[SUPPLIED INFORMATION]
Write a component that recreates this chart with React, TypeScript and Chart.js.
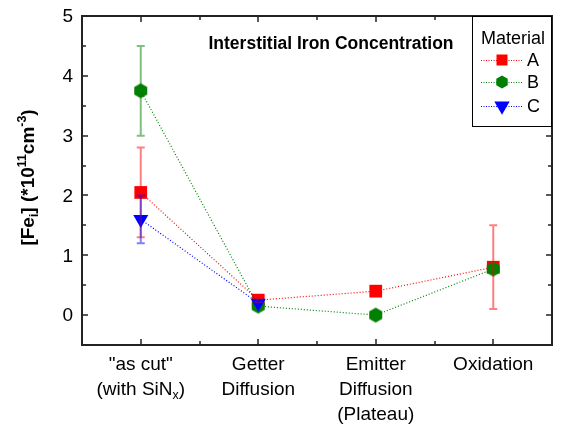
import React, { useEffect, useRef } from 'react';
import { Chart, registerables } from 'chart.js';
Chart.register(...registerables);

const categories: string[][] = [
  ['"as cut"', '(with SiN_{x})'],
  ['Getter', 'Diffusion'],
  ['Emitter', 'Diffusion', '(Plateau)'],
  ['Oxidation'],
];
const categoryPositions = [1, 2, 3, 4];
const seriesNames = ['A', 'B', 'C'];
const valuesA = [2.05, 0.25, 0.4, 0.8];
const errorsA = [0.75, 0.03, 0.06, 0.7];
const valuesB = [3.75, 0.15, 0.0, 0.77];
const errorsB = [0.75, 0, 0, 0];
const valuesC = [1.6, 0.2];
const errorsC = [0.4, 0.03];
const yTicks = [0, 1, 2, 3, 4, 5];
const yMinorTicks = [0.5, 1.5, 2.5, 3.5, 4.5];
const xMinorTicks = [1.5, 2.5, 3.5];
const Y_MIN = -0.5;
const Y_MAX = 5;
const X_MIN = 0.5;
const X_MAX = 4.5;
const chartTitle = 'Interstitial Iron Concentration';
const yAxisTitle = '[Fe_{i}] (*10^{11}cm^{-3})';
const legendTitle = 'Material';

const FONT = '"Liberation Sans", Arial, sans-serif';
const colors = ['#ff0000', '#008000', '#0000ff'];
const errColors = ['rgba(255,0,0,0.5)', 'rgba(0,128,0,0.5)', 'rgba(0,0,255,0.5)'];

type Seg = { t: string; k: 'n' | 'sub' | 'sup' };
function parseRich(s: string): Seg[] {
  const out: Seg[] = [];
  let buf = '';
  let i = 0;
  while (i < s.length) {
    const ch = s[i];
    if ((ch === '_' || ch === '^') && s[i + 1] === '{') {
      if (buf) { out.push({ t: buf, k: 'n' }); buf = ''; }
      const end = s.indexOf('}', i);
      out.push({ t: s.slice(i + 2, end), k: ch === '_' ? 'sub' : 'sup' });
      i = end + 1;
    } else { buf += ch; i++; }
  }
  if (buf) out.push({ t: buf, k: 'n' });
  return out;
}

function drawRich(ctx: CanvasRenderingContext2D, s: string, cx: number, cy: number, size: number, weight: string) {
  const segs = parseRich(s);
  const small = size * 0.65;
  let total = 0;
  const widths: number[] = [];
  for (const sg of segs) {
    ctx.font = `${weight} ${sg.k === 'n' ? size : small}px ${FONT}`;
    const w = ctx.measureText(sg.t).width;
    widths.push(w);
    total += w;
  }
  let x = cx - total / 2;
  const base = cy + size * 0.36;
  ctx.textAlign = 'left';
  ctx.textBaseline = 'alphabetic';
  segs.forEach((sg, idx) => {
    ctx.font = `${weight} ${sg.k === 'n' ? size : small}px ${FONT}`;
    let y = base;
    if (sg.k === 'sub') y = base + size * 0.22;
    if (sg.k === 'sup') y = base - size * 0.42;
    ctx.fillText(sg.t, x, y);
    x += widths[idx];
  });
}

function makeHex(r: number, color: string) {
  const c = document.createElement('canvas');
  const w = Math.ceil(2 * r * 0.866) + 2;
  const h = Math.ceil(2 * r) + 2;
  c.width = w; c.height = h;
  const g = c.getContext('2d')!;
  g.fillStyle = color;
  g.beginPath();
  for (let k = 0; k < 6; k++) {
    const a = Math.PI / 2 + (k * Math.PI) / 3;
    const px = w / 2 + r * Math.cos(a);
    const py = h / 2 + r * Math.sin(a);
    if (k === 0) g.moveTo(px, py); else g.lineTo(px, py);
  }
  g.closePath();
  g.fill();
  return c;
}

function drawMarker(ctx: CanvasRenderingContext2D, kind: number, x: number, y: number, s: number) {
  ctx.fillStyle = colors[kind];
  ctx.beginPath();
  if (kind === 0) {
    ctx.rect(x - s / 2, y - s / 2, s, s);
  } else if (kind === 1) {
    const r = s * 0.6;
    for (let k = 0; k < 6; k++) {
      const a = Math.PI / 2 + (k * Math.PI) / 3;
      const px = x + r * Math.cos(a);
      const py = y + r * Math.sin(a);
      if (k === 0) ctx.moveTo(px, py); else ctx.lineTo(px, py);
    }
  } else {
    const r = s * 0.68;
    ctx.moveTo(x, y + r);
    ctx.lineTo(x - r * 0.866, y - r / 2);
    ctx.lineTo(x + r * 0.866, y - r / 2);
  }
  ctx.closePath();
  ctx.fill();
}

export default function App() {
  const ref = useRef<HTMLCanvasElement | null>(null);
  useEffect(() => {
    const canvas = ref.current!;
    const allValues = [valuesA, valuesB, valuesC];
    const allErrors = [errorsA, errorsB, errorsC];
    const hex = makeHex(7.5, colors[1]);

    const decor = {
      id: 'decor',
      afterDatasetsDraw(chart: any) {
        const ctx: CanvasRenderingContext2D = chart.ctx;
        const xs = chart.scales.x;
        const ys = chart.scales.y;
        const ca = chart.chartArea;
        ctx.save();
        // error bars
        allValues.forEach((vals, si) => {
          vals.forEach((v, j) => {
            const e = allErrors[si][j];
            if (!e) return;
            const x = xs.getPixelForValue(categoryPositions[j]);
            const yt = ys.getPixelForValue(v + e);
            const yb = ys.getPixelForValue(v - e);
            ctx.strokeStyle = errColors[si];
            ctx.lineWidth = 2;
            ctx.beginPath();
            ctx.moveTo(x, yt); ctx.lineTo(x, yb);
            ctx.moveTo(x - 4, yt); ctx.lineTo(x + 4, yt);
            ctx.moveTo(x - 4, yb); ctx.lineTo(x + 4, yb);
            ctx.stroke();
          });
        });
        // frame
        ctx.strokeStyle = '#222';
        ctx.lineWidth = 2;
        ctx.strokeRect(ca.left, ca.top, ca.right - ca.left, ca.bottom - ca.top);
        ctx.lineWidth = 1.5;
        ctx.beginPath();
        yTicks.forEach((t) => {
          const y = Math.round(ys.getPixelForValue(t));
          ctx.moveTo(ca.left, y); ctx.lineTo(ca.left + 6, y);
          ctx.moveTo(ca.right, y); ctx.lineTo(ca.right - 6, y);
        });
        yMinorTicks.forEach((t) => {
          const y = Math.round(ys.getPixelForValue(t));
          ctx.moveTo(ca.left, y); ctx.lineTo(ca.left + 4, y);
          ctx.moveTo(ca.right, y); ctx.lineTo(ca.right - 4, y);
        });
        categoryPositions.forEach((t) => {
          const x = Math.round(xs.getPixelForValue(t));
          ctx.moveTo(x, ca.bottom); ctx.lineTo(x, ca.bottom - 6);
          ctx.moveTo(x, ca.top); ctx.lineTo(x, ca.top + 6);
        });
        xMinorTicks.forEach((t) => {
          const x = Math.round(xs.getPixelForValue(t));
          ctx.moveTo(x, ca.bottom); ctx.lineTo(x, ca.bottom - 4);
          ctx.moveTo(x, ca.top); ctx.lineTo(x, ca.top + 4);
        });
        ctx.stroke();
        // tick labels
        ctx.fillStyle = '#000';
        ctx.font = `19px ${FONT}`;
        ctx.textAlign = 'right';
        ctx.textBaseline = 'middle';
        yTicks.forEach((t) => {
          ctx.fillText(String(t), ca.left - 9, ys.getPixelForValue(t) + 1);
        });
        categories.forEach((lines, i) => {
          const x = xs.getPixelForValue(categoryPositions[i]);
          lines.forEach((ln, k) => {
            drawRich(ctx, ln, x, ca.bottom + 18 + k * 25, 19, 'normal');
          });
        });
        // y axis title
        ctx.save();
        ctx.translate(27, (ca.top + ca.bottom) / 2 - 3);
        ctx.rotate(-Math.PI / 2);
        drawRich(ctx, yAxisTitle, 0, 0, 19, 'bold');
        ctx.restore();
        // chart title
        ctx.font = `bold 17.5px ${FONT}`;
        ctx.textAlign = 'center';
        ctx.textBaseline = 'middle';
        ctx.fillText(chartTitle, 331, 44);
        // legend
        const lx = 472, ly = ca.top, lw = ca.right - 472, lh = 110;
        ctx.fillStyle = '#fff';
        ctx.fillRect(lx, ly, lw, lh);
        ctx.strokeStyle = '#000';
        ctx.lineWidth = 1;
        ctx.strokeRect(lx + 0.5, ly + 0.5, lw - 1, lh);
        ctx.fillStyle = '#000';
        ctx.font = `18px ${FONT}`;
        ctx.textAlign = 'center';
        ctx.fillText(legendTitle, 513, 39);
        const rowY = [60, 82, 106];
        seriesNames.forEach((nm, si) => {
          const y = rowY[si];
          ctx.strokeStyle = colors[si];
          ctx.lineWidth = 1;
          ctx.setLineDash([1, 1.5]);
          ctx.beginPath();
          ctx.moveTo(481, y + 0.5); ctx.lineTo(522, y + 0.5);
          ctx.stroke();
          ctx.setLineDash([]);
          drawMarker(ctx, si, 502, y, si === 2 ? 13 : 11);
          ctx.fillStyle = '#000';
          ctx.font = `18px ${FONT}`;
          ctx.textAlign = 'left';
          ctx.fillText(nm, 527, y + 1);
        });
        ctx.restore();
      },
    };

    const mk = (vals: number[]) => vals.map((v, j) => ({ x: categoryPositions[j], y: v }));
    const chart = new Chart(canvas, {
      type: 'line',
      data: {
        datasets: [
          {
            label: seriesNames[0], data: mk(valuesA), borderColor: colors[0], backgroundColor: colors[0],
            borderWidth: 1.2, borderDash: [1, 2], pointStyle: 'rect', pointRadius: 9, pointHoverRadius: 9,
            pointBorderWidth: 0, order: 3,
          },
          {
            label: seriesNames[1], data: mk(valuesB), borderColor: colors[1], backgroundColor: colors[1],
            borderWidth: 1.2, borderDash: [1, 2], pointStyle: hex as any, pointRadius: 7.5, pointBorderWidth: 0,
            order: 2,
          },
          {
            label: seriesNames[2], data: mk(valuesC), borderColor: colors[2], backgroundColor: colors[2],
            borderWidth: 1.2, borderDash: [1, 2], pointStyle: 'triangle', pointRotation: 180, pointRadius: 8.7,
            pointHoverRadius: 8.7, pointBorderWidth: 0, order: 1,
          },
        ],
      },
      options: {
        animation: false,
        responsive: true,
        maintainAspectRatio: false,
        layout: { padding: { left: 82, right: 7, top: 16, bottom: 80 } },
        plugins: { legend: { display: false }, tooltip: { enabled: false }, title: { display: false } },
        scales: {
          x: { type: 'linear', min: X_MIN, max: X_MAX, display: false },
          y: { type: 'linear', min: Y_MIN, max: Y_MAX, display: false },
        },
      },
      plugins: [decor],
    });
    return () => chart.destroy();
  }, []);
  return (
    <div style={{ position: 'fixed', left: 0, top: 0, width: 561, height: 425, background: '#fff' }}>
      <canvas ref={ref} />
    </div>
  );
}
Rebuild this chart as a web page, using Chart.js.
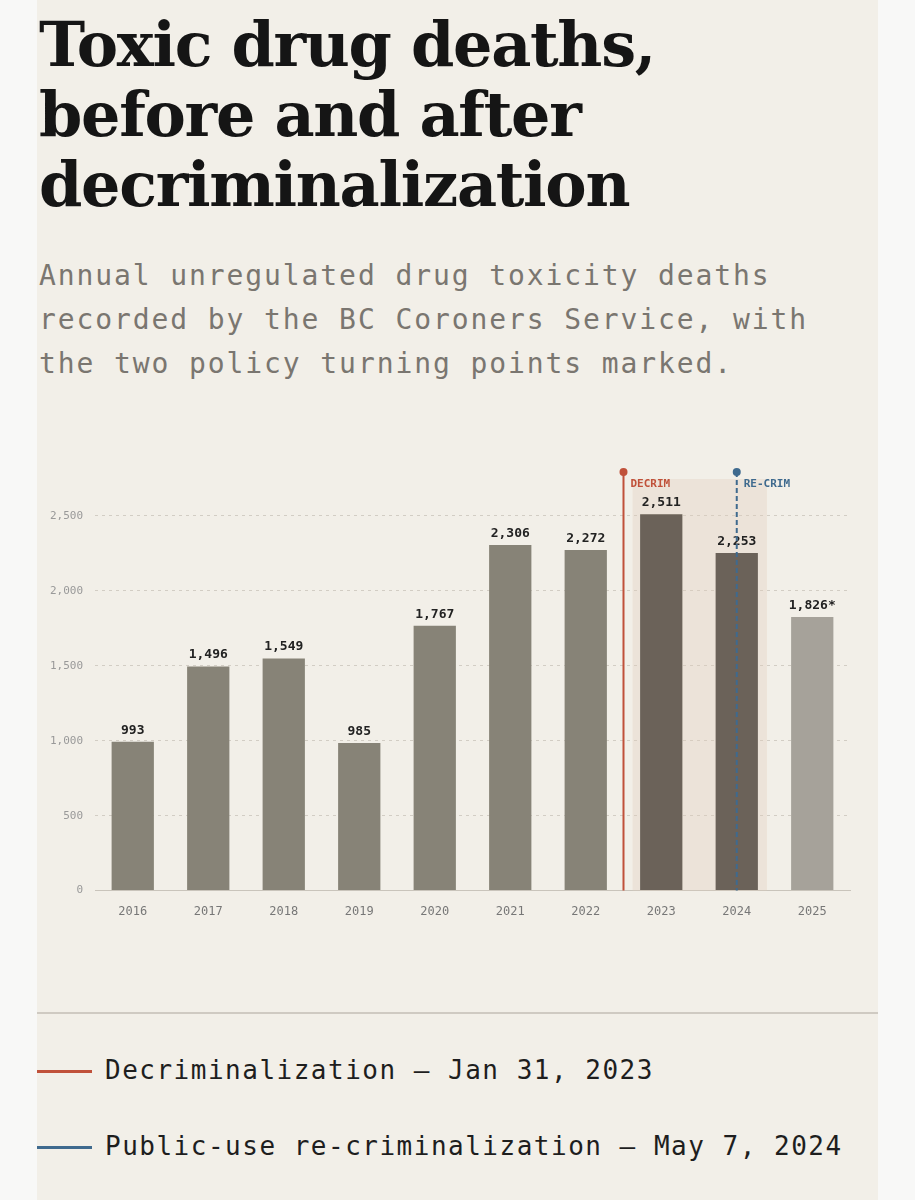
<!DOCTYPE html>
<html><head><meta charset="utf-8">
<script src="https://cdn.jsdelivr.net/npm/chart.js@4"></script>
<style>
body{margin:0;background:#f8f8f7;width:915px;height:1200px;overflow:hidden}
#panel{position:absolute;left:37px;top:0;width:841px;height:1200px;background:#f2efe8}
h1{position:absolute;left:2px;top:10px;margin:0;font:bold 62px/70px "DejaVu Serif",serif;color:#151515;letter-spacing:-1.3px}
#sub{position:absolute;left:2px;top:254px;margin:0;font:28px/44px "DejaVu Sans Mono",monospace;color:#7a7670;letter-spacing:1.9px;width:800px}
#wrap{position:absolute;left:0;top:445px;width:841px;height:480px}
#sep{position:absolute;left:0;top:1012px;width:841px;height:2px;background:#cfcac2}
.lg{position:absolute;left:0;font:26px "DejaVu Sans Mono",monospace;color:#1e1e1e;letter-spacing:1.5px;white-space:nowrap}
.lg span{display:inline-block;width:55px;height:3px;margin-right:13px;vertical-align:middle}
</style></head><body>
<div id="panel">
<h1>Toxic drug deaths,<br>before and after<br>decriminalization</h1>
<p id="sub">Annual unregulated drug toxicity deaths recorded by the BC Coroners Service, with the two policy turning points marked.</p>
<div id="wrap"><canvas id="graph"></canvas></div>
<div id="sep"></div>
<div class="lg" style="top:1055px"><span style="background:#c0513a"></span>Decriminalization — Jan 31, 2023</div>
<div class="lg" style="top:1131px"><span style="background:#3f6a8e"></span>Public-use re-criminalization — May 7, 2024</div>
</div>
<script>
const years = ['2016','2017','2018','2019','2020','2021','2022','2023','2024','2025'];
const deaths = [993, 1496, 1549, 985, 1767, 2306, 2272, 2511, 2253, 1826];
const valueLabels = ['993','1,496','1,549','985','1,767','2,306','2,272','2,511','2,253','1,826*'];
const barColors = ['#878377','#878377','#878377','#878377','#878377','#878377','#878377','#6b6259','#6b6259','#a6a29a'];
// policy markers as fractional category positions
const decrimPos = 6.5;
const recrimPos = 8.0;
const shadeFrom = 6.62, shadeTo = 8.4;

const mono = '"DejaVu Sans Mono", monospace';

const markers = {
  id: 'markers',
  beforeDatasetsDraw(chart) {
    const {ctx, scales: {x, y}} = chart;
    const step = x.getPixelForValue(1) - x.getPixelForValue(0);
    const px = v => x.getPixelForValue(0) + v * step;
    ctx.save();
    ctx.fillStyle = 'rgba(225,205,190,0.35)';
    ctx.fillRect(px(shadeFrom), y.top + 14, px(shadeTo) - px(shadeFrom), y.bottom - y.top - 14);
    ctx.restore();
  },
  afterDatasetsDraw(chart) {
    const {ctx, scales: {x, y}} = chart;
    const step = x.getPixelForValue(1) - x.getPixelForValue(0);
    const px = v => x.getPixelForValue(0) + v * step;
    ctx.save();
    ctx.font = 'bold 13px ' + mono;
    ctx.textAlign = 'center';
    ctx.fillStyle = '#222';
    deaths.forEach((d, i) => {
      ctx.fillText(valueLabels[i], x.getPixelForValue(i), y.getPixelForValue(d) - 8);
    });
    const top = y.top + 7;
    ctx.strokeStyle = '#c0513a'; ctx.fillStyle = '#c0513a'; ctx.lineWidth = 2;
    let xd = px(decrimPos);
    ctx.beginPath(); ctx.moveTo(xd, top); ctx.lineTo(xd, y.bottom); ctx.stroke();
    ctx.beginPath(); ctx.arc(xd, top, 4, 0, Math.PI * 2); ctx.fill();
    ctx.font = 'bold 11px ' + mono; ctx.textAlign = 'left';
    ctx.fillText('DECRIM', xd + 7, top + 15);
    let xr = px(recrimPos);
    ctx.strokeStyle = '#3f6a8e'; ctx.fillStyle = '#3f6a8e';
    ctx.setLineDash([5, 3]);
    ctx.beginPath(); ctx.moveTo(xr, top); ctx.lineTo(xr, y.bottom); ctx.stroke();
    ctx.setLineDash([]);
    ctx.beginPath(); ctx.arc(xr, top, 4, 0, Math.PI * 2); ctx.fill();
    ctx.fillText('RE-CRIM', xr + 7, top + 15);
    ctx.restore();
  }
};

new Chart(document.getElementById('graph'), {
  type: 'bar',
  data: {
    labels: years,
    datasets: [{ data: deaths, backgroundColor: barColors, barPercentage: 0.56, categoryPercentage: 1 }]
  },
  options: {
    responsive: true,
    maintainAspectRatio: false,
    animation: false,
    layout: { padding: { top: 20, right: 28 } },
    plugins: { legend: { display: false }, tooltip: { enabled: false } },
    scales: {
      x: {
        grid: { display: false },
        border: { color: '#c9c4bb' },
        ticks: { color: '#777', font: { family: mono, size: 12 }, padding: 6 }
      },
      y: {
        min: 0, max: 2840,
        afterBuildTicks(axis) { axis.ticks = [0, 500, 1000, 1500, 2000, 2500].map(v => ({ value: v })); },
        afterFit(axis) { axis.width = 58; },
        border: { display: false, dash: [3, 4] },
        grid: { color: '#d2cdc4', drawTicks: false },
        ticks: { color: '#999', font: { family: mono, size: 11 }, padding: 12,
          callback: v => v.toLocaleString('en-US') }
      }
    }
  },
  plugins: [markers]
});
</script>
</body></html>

[WHAT TO DO]
Repeat, word for word and with no pictures, only the lines running from the beginning of the data to the line that contains "Chart.register(...registerables);".

[ANSWER BELOW]
Write a component that recreates this chart with React, TypeScript and Chart.js.
import React, { useEffect, useRef } from 'react';
import { Chart, registerables } from 'chart.js';
Chart.register(...registerables);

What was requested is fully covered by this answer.